What happened in 2012 was what’s been dubbed a marine heat wave, a spike in water temperatures well above the thirty year average that lasts for over five days.

“So what you had was this environmental event leading to downstream economic, social and political consequences,” said Eric Oliver, assistant professor of physical oceanography at Dalhousie University.

The 2012 Northwest Atlantic marine heat wave saw water temperatures spike up to three degrees higher than normal during the early spring from Cape Hatteras to Iceland. It had a wide variety of affects, but got in the papers for causing lobsters in the Gulf of Maine to molt and come inshore in mid-July, about three weeks early. That saw Maine lobsters caught in record numbers three weeks earlier than normal, a market glut, a price drop to $2 a pound and export into New Brunswick for processing — conflicting with the Western Northumberland season, which was just opening.

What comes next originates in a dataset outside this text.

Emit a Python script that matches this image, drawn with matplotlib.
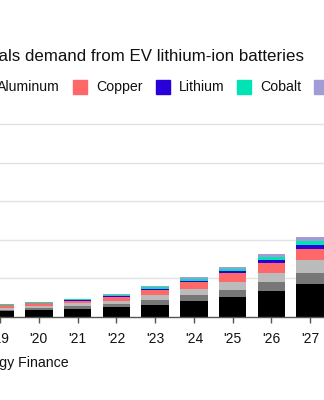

Oliver was a co-author of a study that appeared last week in the academic journal Nature Climate Change, that warns we will see more of these events as the climate warms.

Titled Marine Heatwaves Threaten Global Biodiversity and the Provision of Ecosystem Services, the report’s authors poured over satellite ocean temperature data for the last three decades, along with data collected from ship surveys and shore monitoring stations from the past century.

They were looking for temperature trends and spikes well outside the localized norms. They compared that with research on localized effects on varied marine species — from coral, to fish, seabirds, phytoplankton and crustaceans.

“Marine heat waves, which will probably intensify with anthropogenic climate change, are rapidly emerging as forceful agents of disturbance with the capacity to restructure entire ecosystems and disrupt the provision of ecological goods and services in coming decades,” warns the study.

They wreak the largest havoc in areas already under stress from human activity — primarily near major population centres.

Seabirds, corals, eel grass and kelp are some of the hardest affected species.

Relevant to Atlantic Canadians are primarily lobster and snow crab — whose biological processes are largely temperature-regulated. If it gets hot, they change their behavior accordingly.

Fin fish species and the varied planktons and phytoplanktons that form the base of our ocean foodweb, are less affected by these events.

Sea temperatures are warming over most of the globe, but localized effects can be more extreme. Recent research has shown the Gulf of Maine is warming at three times the global average, due in part to the slowing Gulf Stream.

These marine heat waves compound the long-term warming trends while they occur, said Oliver.